The company suggest this new investment will stop the hemorrhaging of both losses and subscribers and help the company “create a leading CDMA operator in Nigeria”. They also claim “with the benefit of the 20 MHz of contiguous 1900MHz spectrum ……., the new entity is positioning itself at the forefront of the shift away from current generation of services into a Long Term Environment (LTE) technology platform capable of delivering new 4G and related data and other services that will offer customers substantially improved performance. Monetizing the new broadband services and applications will provide Starcomms with crucial first mover advantage in the Nigerian market with its 4G / LTE network rollout”. This is in a broadband market that has yet to fulfill the basics that a 3G network can offer.

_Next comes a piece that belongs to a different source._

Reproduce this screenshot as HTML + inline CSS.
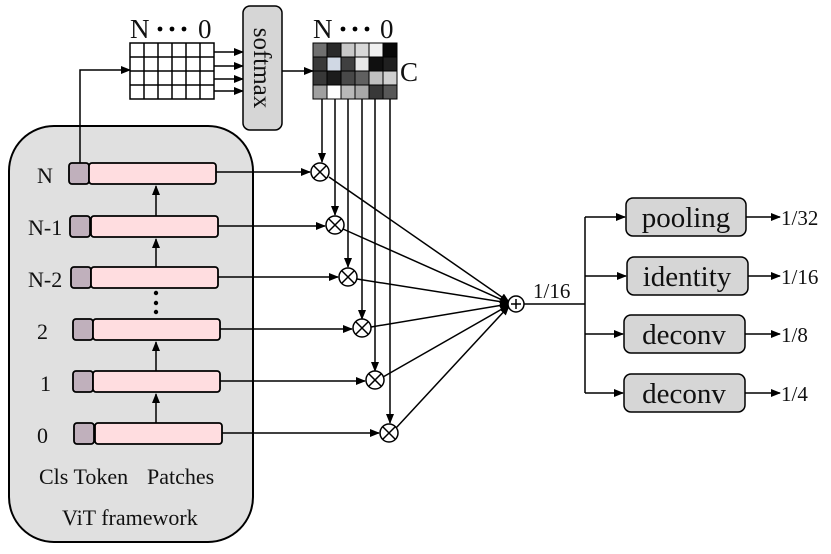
<!DOCTYPE html>
<html><head><meta charset="utf-8"><style>body{margin:0;background:#fff}svg{display:block}text{font-family:"Liberation Serif",serif;fill:#111}</style></head><body>
<svg width="831" height="554" viewBox="0 0 831 554" xmlns="http://www.w3.org/2000/svg">
<defs><marker id="a" markerWidth="10" markerHeight="8" refX="9" refY="4" orient="auto" markerUnits="userSpaceOnUse"><path d="M0,0 L10,4 L0,8 z" fill="#000"/></marker></defs>
<rect x="9" y="126" width="244" height="416" rx="45" fill="#e0e0e0" stroke="#000" stroke-width="2"/>
<g font-size="22">
<text x="37" y="183">N</text><text x="28" y="235">N-1</text><text x="28" y="287">N-2</text>
<text x="37" y="339">2</text><text x="40" y="391">1</text><text x="37" y="443">0</text>
<text x="39" y="484">Cls Token</text><text x="147" y="484">Patches</text>
<text x="62" y="525">ViT framework</text>
</g>
<g stroke="#000" stroke-width="1.8">
<rect x="69" y="163" width="20" height="21" rx="3" fill="#c0b0bc"/><rect x="89" y="163" width="127" height="21" rx="3" fill="#ffdde0"/>
<rect x="70" y="216" width="20" height="21" rx="3" fill="#c0b0bc"/><rect x="91" y="216" width="127" height="21" rx="3" fill="#ffdde0"/>
<rect x="71" y="267" width="20" height="21" rx="3" fill="#c0b0bc"/><rect x="91" y="267" width="127" height="21" rx="3" fill="#ffdde0"/>
<rect x="73" y="319" width="20" height="21" rx="3" fill="#c0b0bc"/><rect x="93" y="319" width="127" height="21" rx="3" fill="#ffdde0"/>
<rect x="73" y="371" width="20" height="21" rx="3" fill="#c0b0bc"/><rect x="93" y="371" width="127" height="21" rx="3" fill="#ffdde0"/>
<rect x="74" y="423" width="20" height="21" rx="3" fill="#c0b0bc"/><rect x="95" y="423" width="127" height="21" rx="3" fill="#ffdde0"/>
</g>
<g stroke="#000" stroke-width="1.5" fill="none" marker-end="url(#a)">
<line x1="156" y1="216" x2="156" y2="186"/><line x1="156" y1="267" x2="156" y2="239"/>
<line x1="156" y1="371" x2="156" y2="342"/><line x1="156" y1="423" x2="156" y2="394"/>
<polyline points="80,163 80,70 130,70"/>
<line x1="216" y1="172" x2="310" y2="172"/><line x1="218" y1="226" x2="325" y2="226"/>
<line x1="218" y1="277" x2="338" y2="277"/><line x1="220" y1="329" x2="352" y2="329"/>
<line x1="220" y1="381" x2="365" y2="381"/><line x1="222" y1="433" x2="379" y2="433"/>
<line x1="214" y1="52" x2="243" y2="52"/><line x1="214" y1="66" x2="243" y2="66"/>
<line x1="214" y1="79" x2="243" y2="79"/><line x1="214" y1="91" x2="243" y2="91"/>
<line x1="282" y1="71" x2="313" y2="71"/>
<line x1="322" y1="99" x2="322" y2="162"/><line x1="335" y1="99" x2="335" y2="215"/>
<line x1="348" y1="99" x2="348" y2="267"/><line x1="362" y1="99" x2="362" y2="319"/>
<line x1="375" y1="99" x2="375" y2="371"/><line x1="390" y1="99" x2="390" y2="423"/>
<line x1="329" y1="177" x2="509" y2="302"/><line x1="343" y1="229" x2="509" y2="303"/>
<line x1="357" y1="279" x2="509" y2="303"/><line x1="371" y1="327" x2="509" y2="304"/>
<line x1="383" y1="377" x2="509" y2="305"/><line x1="396" y1="428" x2="509" y2="306"/>
<polyline points="585,217 585,393" marker-end="none"/>
<line x1="524" y1="304" x2="585" y2="304" marker-end="none"/>
<line x1="585" y1="217" x2="625" y2="217"/><line x1="585" y1="276" x2="626" y2="276"/>
<line x1="585" y1="334" x2="623" y2="334"/><line x1="585" y1="393" x2="623" y2="393"/>
<line x1="746" y1="217" x2="780" y2="217"/><line x1="748" y1="276" x2="780" y2="276"/>
<line x1="745" y1="334" x2="780" y2="334"/><line x1="745" y1="393" x2="780" y2="393"/>
</g>
<g fill="#000"><circle cx="156" cy="293" r="2.2"/><circle cx="156" cy="303" r="2.2"/><circle cx="156" cy="312" r="2.2"/></g>
<g stroke="#000" stroke-width="1.5" fill="#fff">
<g transform="translate(320,172)"><circle r="9"/><path d="M-6,-6L6,6M-6,6L6,-6"/></g>
<g transform="translate(335,225)"><circle r="9"/><path d="M-6,-6L6,6M-6,6L6,-6"/></g>
<g transform="translate(348,277)"><circle r="9"/><path d="M-6,-6L6,6M-6,6L6,-6"/></g>
<g transform="translate(362,328)"><circle r="9"/><path d="M-6,-6L6,6M-6,6L6,-6"/></g>
<g transform="translate(375,380)"><circle r="9"/><path d="M-6,-6L6,6M-6,6L6,-6"/></g>
<g transform="translate(389,433)"><circle r="9"/><path d="M-6,-6L6,6M-6,6L6,-6"/></g>
<g transform="translate(516,304)"><circle r="8"/><path d="M-5,0H5M0,-5V5"/></g>
</g>
<g stroke="#000" stroke-width="1.5" fill="#fff">
<rect x="130" y="43" width="84" height="56"/>
<path d="M144,43V99M158,43V99M172,43V99M186,43V99M200,43V99M130,57H214M130,71H214M130,85H214" fill="none"/>
</g>
<text x="130" y="38" font-size="27">N</text><g fill="#000"><circle cx="160" cy="29" r="2.4"/><circle cx="172" cy="29" r="2.4"/><circle cx="184" cy="29" r="2.4"/><circle cx="343" cy="29" r="2.4"/><circle cx="355" cy="29" r="2.4"/><circle cx="367" cy="29" r="2.4"/></g><text x="198" y="38" font-size="27">0</text>
<text x="313" y="38" font-size="27">N</text><text x="380" y="38" font-size="27">0</text>
<text x="400" y="81" font-size="27">C</text>
<rect x="243" y="6" width="39" height="124" rx="7" fill="#d6d6d6" stroke="#000" stroke-width="1.5"/>
<text font-size="25" transform="translate(254,68) rotate(90)" text-anchor="middle">softmax</text>
<g stroke="#000" stroke-width="1">
<rect x="313" y="43" width="14" height="14" fill="#707070"/><rect x="327" y="43" width="14" height="14" fill="#2a2a2a"/><rect x="341" y="43" width="14" height="14" fill="#c8c8c8"/><rect x="355" y="43" width="14" height="14" fill="#d8d8d8"/><rect x="369" y="43" width="14" height="14" fill="#f0f0f0"/><rect x="383" y="43" width="14" height="14" fill="#080808"/>
<rect x="313" y="57" width="14" height="14" fill="#3a3a3a"/><rect x="327" y="57" width="14" height="14" fill="#d0d8e4"/><rect x="341" y="57" width="14" height="14" fill="#404040"/><rect x="355" y="57" width="14" height="14" fill="#e8e8e8"/><rect x="369" y="57" width="14" height="14" fill="#101010"/><rect x="383" y="57" width="14" height="14" fill="#202020"/>
<rect x="313" y="71" width="14" height="14" fill="#383838"/><rect x="327" y="71" width="14" height="14" fill="#1c1c1c"/><rect x="341" y="71" width="14" height="14" fill="#484848"/><rect x="355" y="71" width="14" height="14" fill="#606060"/><rect x="369" y="71" width="14" height="14" fill="#c0c0c0"/><rect x="383" y="71" width="14" height="14" fill="#d0d0d0"/>
<rect x="313" y="85" width="14" height="14" fill="#a0a0a0"/><rect x="327" y="85" width="14" height="14" fill="#ffffff"/><rect x="341" y="85" width="14" height="14" fill="#b8b8b8"/><rect x="355" y="85" width="14" height="14" fill="#a8a8a8"/><rect x="369" y="85" width="14" height="14" fill="#383838"/><rect x="383" y="85" width="14" height="14" fill="#585858"/>
</g>
<text x="533" y="298" font-size="21">1/16</text>
<g stroke="#000" stroke-width="1.5" fill="#d6d6d6">
<rect x="626" y="198" width="120" height="38" rx="7"/><rect x="627" y="257" width="121" height="38" rx="7"/>
<rect x="624" y="315" width="121" height="38" rx="7"/><rect x="624" y="374" width="121" height="38" rx="7"/>
</g>
<g font-size="29" text-anchor="middle">
<text x="686" y="227">pooling</text><text x="687" y="286">identity</text>
<text x="684" y="344">deconv</text><text x="684" y="403">deconv</text>
</g>
<g font-size="21">
<text x="781" y="225">1/32</text><text x="781" y="284">1/16</text><text x="781" y="342">1/8</text><text x="781" y="401">1/4</text>
</g>
</svg>
</body></html>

Starcomms need their fortune to change urgently, and though this investment comes with an indispensable lifeline, it is highly impossible that shareholders will get returns on investments anytime soon. The CDMA market has about 18.4m in installed capacity and 13.8m of which are connected according to the latest data released by the NCC. To make matters worse, only 3.3million of those lines are active dropping 36% from the 5.2million activities lines about a year ago. Investments are good for the ailing company but the permanent cure lies within its ability to raise the appetite of a fast growing consumer marker badly in need of an alternative to the endemic poor quality service associated with GSM companies.
Starcomms share price has largely remained unchanged at 50kobo for over a year now.